Солженицын — это вопль, застрявший в горле эпохи, воплощение бессилия слова перед грубой тяжестью факта. Его проза — не литература, а судорожная попытка выцарапать истину ногтями, но что проку в истине, лишённой изящества? Он пишет, как плюётся: газетными обрывками, канцелярскими формулами, сухим прахом статистики. Его язык — это язык лагерного барака, вытесанный топором, но не отполированный дыханием культуры. Где тут музыка русской речи, эта бесконечная глубина, что превращала даже проклятия Толстого в симфонию? У Солженицына слово лишено плоти — оно костляво, угловато, как скелет, вырытый из мерзлоты советской газеты для устрашения потомков.
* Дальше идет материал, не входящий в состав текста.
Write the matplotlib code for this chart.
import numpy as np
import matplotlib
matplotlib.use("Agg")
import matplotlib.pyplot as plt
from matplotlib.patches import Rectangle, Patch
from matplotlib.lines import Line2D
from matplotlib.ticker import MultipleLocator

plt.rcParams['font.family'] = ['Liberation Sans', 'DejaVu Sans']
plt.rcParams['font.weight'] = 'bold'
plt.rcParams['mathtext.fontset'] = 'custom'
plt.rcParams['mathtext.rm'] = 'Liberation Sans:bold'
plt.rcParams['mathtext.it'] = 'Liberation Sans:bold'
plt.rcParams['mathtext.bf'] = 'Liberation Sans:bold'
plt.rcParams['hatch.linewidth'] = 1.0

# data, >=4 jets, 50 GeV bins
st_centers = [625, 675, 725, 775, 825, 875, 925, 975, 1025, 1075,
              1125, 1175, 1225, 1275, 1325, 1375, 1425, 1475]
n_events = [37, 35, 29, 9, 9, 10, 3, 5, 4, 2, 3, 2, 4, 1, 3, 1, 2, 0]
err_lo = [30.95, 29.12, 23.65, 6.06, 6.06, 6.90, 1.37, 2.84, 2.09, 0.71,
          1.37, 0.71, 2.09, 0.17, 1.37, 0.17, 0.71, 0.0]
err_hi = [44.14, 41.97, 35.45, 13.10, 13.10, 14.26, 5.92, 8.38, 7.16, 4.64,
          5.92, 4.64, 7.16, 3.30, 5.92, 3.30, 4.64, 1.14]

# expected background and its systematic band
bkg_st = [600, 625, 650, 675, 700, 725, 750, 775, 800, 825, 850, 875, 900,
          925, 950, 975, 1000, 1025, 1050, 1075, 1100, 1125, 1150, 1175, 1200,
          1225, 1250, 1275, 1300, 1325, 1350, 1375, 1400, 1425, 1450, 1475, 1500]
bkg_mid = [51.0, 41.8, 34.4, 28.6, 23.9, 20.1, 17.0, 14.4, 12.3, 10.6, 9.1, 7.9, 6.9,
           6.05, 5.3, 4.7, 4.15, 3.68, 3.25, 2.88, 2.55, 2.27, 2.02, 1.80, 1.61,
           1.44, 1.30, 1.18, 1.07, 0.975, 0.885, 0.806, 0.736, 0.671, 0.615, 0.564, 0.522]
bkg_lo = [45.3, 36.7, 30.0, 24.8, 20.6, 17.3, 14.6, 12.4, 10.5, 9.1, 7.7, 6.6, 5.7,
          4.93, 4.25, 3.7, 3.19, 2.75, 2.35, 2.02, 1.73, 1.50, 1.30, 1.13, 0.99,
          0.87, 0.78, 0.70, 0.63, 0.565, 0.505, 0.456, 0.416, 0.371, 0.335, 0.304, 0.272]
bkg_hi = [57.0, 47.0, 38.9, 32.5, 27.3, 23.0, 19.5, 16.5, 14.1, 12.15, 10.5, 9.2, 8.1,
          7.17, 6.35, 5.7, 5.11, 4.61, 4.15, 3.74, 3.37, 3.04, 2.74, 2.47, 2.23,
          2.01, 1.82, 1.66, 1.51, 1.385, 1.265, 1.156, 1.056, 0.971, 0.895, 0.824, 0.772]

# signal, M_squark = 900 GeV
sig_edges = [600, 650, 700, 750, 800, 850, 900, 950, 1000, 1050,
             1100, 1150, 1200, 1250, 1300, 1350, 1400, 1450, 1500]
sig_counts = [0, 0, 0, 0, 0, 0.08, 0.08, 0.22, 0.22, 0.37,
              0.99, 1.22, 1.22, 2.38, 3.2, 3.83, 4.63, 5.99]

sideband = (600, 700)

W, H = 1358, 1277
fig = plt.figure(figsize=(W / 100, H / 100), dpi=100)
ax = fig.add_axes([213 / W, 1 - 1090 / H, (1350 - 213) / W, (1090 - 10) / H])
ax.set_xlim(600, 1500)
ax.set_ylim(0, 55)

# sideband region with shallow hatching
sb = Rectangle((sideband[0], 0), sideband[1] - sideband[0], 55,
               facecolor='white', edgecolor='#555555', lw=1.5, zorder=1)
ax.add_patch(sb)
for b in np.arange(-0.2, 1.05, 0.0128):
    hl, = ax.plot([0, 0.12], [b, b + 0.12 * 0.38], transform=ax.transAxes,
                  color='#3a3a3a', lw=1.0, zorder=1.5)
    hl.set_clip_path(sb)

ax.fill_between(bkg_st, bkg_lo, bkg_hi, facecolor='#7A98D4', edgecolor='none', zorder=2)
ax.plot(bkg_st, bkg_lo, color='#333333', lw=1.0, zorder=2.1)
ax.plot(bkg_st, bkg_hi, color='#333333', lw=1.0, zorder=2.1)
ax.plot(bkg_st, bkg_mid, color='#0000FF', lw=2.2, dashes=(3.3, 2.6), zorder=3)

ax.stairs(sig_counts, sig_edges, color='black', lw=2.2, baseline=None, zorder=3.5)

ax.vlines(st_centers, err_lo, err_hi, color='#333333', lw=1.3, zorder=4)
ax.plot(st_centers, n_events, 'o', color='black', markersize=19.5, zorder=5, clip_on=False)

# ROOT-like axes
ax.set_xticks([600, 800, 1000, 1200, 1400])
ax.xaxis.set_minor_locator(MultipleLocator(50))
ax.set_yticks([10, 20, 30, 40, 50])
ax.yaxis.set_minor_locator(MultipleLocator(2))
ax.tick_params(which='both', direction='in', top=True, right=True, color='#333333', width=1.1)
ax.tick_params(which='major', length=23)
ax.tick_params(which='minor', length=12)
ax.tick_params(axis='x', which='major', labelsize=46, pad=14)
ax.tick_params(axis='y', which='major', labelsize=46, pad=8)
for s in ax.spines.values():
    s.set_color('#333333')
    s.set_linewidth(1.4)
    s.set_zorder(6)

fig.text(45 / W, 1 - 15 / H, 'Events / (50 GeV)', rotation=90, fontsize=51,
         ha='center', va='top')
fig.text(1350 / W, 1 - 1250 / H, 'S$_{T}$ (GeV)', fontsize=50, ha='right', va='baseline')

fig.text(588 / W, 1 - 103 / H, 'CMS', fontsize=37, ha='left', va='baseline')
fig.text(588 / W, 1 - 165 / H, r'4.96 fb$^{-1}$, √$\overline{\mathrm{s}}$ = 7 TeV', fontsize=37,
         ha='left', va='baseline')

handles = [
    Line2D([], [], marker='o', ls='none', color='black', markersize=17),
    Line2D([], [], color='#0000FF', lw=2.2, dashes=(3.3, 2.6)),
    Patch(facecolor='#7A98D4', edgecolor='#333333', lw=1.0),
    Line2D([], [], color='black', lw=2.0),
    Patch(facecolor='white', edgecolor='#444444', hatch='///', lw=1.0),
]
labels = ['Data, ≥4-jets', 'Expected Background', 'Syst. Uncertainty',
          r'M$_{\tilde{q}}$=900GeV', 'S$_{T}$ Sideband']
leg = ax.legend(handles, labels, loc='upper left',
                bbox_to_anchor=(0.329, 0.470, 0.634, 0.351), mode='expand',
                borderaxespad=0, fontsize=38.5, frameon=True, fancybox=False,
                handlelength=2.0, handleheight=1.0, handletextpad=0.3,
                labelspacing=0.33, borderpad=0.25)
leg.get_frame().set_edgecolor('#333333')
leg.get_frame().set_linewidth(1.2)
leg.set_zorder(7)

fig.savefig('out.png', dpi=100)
Он не писатель, а обличитель с тетрадью доносчика: его фразы — не строки, а протоколы. Вместо крови в них — чернила, вместо ритма — дробь машинописи. Что такое «Архипелаг ГУЛАГ», как не гигантский компендиум газетных клише, нанизанных на колючую проволоку личного страдания? Да, он выстрадал право говорить, но разве страдание оправдывает бездарность? Русский язык у него задыхается, как узник в трюме, — великий, гибкий, метафизический инструмент превращается в лом и кайло, которым автор долбит стену, не замечая, что за нею уже давно абсолютная пустота.
Солженицын — это диагноз. Его стиль (если это можно назвать стилем) — симптом болезни эпохи, где литература стала служанкой идеологии, даже когда борется с ней. Он пишет, как советский чиновник: казённо, тяжеловесно, с упорством человека, уверенного, что истина должна быть некрасивой, чтобы быть правдивой. Но разве Достоевский, этот одержимый пророк, не доказал, что даже ад можно описать так, что слова загорятся, как свечи в кромешной тьме? У Солженицына же тьма остаётся тьмой — сырой, беспросветной, лишённой тайны и смысла.
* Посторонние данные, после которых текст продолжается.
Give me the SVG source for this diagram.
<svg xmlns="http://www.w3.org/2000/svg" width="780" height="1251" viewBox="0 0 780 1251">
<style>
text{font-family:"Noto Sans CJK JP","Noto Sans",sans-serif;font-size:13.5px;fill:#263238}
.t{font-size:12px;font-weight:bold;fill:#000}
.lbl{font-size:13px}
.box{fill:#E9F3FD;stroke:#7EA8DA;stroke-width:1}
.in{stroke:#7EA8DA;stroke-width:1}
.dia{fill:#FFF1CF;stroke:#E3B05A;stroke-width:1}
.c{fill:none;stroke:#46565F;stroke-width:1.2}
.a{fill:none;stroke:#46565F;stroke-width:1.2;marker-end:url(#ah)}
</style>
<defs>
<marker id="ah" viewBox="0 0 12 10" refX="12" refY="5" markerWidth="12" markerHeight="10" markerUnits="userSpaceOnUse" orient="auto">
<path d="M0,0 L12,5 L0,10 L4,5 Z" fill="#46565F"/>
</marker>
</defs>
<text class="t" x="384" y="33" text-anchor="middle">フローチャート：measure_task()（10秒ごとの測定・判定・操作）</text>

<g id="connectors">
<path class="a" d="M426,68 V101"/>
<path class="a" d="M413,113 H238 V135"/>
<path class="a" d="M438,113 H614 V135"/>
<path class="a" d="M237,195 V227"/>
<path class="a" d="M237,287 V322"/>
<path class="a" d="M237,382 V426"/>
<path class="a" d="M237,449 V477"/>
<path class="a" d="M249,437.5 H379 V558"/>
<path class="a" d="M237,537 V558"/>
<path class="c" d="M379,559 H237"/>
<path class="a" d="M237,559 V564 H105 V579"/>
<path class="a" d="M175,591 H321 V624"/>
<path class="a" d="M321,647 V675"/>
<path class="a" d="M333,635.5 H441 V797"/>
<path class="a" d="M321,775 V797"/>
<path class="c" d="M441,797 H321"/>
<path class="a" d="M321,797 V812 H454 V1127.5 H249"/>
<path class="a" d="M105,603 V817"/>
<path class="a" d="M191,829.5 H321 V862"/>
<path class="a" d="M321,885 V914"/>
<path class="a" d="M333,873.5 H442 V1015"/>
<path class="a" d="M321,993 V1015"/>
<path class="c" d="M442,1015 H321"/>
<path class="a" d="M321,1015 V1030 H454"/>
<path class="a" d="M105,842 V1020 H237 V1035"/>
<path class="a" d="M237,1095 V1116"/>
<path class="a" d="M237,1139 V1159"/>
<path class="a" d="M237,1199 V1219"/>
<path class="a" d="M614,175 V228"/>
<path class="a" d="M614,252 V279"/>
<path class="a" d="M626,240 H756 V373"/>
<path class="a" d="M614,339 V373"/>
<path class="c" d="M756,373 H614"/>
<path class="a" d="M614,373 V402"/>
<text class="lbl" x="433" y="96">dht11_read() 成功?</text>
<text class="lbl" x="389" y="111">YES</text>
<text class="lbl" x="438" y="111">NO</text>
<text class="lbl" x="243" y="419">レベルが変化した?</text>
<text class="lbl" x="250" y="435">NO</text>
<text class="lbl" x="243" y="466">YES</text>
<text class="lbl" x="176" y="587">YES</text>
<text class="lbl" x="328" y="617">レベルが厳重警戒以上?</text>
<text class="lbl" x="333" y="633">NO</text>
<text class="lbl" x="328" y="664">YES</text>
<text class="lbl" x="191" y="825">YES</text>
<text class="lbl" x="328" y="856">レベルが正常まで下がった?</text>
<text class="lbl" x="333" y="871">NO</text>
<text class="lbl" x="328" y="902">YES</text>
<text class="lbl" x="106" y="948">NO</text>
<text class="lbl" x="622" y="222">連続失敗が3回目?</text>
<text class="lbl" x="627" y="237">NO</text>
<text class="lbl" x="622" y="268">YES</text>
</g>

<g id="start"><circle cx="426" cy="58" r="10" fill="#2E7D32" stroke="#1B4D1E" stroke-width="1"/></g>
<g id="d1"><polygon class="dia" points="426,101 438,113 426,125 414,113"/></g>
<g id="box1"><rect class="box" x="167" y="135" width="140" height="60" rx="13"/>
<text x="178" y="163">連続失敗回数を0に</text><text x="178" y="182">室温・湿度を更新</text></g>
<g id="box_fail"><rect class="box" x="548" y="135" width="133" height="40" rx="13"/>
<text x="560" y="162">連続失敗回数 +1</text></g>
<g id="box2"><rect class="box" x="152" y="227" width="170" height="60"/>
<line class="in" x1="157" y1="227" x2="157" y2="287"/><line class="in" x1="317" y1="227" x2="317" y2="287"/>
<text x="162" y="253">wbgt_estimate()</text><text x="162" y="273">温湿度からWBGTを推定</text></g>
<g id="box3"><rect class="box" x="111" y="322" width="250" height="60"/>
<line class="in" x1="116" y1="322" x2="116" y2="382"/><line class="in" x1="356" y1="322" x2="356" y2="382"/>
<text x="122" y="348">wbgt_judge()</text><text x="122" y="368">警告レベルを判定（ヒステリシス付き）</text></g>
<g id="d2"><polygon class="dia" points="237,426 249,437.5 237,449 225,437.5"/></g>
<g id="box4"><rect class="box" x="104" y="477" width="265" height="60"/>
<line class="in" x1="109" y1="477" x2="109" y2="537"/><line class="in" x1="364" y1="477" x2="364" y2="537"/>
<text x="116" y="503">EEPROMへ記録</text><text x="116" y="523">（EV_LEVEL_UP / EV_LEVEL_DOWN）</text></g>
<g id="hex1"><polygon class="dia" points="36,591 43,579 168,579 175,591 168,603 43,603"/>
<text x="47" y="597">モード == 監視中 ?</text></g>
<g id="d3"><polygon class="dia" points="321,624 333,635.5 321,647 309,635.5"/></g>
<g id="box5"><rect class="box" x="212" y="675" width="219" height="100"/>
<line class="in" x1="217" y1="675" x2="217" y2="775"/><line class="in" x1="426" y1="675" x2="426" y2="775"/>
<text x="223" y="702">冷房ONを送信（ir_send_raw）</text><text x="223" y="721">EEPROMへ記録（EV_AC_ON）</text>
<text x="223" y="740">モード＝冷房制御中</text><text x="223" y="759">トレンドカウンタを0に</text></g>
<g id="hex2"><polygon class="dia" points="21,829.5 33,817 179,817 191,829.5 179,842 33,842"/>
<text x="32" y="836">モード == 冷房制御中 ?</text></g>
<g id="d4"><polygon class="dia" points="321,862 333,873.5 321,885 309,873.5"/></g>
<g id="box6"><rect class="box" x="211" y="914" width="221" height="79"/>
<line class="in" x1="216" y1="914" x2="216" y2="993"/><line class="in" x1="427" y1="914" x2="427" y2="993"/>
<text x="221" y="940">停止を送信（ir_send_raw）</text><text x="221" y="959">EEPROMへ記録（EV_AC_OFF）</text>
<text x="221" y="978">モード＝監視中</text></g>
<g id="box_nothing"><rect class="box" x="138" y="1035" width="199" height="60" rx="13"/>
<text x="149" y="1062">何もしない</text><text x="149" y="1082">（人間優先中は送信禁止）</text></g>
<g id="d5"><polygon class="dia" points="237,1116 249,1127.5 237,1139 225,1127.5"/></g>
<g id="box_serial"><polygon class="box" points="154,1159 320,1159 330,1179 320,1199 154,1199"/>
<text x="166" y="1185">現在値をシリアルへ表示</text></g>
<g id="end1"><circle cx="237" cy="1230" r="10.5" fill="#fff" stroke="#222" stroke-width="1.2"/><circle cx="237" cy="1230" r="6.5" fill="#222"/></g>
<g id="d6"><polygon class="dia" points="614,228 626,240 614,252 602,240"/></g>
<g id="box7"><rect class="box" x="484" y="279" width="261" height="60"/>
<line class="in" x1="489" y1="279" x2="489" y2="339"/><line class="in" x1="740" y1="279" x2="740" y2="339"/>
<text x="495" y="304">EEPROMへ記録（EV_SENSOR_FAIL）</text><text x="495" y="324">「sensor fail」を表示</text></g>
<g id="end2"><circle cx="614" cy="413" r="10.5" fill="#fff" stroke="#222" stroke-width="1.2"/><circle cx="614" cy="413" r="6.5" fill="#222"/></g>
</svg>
Его слава — ирония истории. Народ, породивший Пушкина и Чехова, вдруг возвёл на пьедестал того, чьй язык напоминает не живую речь, а казенный перевод с мёртвого языка. Может, в этом и есть высшая справедливость: в мире, где всё стало пропагандой, даже голос свободы обречён звучать как передовица. Но разве не в этом трагедия? Солженицын — не наследник русской литературы, а её могильщик. Он похоронил красоту под грудой документов, словно стыдясь, что она ещё жива.
И потому его книги — не памятник, а надгробный камень. Надпись на нём гласит: «Здесь покоится язык, убитый правдой». Но разве правда, лишённая красоты, — не ложь?